INSTRUCTIONS TO FOLLOW: Return only the lines from the top of the data down to the one that holds "Chart.register(...registerables);", both included, without any pictures.

DATA SECTION:
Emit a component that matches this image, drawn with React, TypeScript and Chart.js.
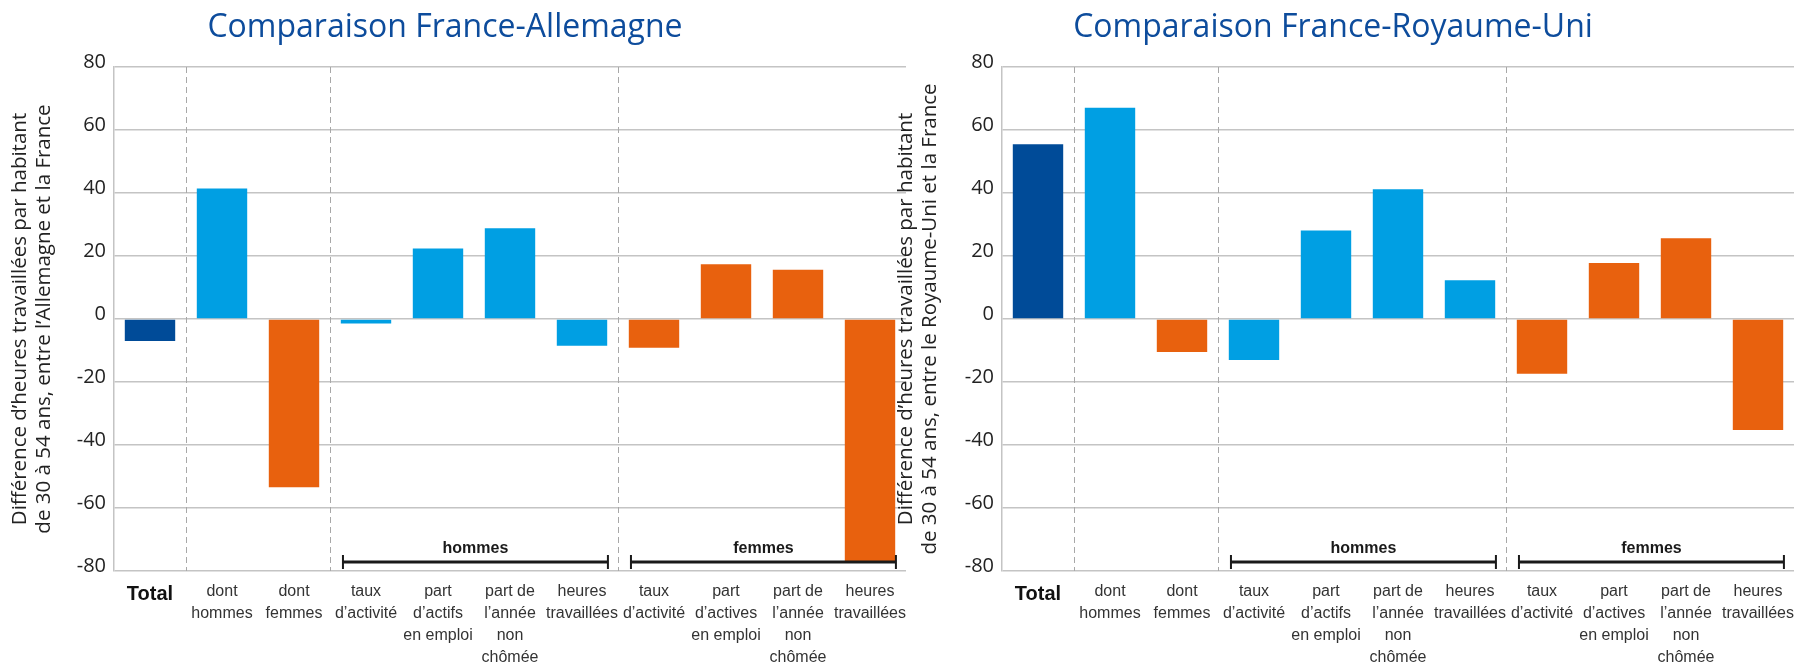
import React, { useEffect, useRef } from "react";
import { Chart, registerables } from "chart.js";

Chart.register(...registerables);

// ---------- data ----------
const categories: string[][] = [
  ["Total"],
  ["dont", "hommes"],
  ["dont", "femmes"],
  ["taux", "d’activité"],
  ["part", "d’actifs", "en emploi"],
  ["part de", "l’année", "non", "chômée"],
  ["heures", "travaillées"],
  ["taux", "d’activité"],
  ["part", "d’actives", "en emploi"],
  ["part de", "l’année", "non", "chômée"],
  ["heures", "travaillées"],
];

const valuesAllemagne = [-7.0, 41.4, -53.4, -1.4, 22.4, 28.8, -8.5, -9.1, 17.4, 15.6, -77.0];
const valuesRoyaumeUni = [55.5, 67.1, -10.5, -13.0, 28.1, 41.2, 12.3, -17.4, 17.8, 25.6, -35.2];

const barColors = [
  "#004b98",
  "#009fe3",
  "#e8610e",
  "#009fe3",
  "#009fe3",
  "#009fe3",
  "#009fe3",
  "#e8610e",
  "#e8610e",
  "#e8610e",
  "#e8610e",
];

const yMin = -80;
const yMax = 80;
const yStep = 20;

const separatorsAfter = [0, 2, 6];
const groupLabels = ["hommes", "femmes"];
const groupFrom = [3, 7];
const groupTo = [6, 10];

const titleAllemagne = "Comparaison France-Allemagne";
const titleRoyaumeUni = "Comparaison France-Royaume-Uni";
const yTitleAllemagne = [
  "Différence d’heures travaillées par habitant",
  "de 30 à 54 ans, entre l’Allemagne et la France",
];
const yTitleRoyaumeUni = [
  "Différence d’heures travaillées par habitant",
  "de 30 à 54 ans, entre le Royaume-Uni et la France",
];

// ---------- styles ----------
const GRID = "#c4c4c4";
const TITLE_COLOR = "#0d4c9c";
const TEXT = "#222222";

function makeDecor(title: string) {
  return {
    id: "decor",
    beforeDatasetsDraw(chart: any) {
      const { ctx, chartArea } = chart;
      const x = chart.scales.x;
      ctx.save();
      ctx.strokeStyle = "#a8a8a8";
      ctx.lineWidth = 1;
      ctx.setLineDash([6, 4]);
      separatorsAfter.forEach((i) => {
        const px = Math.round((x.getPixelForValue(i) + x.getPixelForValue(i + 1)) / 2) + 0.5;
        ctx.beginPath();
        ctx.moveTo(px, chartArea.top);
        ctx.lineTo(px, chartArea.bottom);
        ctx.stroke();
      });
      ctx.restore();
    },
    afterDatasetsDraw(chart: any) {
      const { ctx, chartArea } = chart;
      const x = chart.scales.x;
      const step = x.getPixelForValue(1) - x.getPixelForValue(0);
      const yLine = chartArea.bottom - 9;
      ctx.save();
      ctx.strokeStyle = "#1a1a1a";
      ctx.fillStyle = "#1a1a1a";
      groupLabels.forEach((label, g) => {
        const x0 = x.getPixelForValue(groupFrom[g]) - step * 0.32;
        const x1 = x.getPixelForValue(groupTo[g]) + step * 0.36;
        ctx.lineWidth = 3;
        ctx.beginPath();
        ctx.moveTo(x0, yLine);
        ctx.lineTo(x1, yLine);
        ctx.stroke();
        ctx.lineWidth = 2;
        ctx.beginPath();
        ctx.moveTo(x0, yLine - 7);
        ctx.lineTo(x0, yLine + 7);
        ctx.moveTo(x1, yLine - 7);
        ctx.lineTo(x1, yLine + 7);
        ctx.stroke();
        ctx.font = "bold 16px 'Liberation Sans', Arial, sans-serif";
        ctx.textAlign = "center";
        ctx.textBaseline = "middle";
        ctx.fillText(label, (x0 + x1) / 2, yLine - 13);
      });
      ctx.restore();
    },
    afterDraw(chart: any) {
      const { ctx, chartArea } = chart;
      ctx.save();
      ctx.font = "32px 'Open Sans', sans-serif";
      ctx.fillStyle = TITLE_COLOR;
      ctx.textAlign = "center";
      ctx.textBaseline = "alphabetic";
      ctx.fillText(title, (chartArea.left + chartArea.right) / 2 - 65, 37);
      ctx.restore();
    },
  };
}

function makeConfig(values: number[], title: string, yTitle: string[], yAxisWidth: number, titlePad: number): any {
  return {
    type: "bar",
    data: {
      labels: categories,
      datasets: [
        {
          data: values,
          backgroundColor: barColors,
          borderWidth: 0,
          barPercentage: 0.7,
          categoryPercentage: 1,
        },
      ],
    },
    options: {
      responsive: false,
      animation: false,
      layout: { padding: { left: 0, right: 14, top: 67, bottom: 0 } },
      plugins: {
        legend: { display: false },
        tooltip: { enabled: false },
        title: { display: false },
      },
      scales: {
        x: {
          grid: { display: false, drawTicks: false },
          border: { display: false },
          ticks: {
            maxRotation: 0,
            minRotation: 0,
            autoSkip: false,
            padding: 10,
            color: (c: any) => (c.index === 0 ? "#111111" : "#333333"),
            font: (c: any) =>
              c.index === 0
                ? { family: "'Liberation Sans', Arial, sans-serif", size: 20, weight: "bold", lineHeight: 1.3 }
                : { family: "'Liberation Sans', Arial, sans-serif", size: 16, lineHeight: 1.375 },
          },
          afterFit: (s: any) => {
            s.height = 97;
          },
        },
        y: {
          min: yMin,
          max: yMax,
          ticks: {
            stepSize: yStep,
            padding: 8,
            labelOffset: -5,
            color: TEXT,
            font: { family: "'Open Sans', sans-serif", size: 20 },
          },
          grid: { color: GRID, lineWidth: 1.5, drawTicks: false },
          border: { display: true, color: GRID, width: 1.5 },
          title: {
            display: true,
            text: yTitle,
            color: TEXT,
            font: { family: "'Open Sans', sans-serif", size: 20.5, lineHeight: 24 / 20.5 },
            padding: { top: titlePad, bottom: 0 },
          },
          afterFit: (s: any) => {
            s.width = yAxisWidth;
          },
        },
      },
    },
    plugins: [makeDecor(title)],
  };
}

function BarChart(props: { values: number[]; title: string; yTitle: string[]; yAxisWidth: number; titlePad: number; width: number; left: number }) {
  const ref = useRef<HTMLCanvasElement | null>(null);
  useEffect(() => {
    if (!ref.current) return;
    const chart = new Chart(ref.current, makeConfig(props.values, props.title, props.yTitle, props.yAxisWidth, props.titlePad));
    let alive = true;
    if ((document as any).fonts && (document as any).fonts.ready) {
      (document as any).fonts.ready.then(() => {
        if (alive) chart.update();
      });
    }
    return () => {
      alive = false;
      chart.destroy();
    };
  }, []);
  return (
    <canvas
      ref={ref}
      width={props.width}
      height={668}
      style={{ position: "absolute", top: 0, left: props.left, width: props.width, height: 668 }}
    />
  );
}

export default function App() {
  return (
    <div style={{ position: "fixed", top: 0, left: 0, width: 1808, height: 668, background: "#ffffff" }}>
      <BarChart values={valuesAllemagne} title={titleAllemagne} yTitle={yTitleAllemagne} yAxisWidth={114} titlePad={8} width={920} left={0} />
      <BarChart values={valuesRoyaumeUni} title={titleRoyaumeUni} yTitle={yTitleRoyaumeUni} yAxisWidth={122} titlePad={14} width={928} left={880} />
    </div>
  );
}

EXERCISE OUTPUT:
Emit a component that matches this image, drawn with React, TypeScript and Chart.js.
import React, { useEffect, useRef } from "react";
import { Chart, registerables } from "chart.js";

Chart.register(...registerables);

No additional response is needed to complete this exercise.